Check each line of the data below for the word "drawn", then extract the ones that have it.

◆ Dataset excerpts
************
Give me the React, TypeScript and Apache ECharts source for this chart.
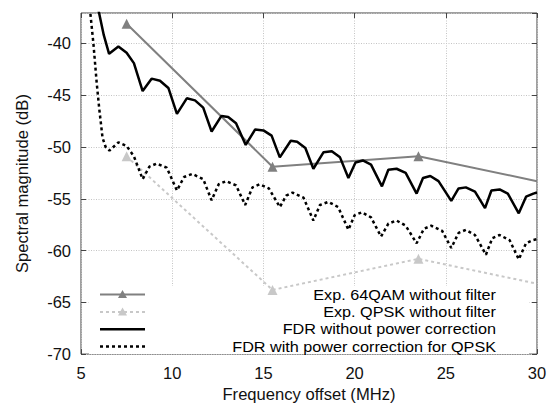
************
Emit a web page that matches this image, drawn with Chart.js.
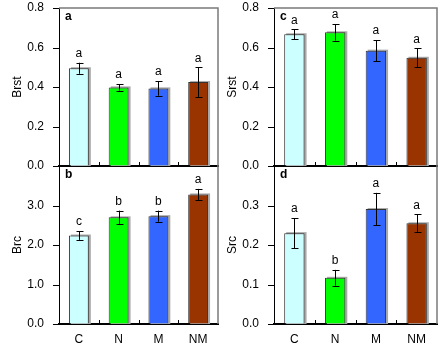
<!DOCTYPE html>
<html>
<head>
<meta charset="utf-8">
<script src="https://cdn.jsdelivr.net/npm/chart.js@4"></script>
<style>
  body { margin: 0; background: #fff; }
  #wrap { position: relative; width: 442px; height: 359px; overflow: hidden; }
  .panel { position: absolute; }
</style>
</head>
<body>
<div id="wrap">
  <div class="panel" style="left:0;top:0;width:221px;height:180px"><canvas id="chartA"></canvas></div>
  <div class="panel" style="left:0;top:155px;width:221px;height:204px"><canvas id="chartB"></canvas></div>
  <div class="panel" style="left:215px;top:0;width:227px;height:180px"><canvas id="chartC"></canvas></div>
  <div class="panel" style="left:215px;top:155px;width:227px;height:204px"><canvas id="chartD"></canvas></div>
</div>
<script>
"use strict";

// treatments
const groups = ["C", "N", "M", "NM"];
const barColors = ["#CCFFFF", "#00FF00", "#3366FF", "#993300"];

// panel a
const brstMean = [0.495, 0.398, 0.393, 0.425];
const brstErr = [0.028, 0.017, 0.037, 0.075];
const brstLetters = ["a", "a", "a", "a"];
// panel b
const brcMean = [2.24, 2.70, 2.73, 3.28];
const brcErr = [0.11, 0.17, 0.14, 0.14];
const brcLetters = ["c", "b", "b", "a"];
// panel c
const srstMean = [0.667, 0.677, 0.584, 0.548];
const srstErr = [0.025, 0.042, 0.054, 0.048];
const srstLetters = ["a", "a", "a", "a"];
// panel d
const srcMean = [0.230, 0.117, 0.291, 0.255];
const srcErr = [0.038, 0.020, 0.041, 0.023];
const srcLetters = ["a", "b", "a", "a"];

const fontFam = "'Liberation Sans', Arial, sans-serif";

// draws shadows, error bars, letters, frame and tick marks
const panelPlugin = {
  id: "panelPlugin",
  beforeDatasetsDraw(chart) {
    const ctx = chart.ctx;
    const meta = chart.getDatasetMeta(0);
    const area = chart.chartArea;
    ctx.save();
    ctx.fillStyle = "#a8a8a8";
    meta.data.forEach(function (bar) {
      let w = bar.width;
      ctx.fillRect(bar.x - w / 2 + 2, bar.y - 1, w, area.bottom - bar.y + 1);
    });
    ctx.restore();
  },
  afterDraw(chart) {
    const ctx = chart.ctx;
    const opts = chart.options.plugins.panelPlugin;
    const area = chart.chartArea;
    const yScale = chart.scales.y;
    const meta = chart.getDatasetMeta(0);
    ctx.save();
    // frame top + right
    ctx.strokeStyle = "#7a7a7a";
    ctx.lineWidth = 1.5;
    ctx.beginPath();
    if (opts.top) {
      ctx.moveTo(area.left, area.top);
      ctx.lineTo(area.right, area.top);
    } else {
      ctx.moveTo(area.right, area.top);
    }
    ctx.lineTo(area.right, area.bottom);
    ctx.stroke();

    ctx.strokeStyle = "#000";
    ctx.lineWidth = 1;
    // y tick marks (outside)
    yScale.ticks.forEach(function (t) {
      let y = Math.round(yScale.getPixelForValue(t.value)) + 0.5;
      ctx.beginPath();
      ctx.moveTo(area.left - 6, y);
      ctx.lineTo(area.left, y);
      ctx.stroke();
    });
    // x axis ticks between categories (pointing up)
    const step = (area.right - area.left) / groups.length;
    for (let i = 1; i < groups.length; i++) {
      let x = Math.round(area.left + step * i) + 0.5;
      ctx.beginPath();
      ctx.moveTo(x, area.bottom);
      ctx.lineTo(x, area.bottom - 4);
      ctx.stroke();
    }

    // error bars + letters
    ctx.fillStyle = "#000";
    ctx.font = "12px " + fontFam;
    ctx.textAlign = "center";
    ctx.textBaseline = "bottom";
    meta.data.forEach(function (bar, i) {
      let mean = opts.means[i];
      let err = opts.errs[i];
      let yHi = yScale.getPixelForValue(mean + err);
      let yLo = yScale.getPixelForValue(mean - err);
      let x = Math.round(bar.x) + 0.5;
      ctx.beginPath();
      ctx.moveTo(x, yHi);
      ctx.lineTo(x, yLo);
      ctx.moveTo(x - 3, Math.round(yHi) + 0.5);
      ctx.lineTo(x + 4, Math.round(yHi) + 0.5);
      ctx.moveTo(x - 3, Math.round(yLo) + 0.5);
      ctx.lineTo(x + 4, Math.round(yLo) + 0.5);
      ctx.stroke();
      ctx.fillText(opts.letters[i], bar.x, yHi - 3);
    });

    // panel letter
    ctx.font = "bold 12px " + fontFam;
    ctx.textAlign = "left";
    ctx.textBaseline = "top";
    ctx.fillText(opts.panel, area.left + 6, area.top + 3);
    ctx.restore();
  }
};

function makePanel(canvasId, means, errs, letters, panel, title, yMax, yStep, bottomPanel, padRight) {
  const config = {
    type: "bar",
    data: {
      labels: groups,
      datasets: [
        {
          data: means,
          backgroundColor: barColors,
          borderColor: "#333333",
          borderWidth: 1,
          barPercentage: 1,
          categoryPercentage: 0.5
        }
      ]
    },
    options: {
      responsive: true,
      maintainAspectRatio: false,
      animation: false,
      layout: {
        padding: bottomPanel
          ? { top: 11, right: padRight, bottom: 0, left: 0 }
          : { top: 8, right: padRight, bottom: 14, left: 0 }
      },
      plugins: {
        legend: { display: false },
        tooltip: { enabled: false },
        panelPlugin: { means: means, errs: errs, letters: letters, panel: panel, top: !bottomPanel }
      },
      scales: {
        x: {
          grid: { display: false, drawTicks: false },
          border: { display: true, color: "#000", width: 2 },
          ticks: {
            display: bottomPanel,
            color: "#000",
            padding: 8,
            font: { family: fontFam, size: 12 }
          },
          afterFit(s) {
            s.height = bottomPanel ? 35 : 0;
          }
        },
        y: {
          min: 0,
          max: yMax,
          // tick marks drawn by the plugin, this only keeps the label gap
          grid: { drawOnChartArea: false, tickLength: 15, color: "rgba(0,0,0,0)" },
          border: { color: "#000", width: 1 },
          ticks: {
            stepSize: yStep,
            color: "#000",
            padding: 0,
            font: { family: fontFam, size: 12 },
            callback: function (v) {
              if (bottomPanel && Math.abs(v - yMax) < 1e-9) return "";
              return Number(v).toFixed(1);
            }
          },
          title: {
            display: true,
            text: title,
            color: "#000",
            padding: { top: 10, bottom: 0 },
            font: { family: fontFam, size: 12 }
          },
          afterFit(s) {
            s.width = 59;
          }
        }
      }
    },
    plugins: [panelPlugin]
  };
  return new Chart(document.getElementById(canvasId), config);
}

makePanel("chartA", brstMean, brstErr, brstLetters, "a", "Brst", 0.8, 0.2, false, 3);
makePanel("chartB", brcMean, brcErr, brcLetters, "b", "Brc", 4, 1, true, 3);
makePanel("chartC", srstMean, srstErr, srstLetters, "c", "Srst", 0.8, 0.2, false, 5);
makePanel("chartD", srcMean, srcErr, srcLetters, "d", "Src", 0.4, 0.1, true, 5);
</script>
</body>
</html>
************
◆ Solved problem
Emit a web page that matches this image, drawn with Chart.js.
          // tick marks drawn by the plugin, this only keeps the label gap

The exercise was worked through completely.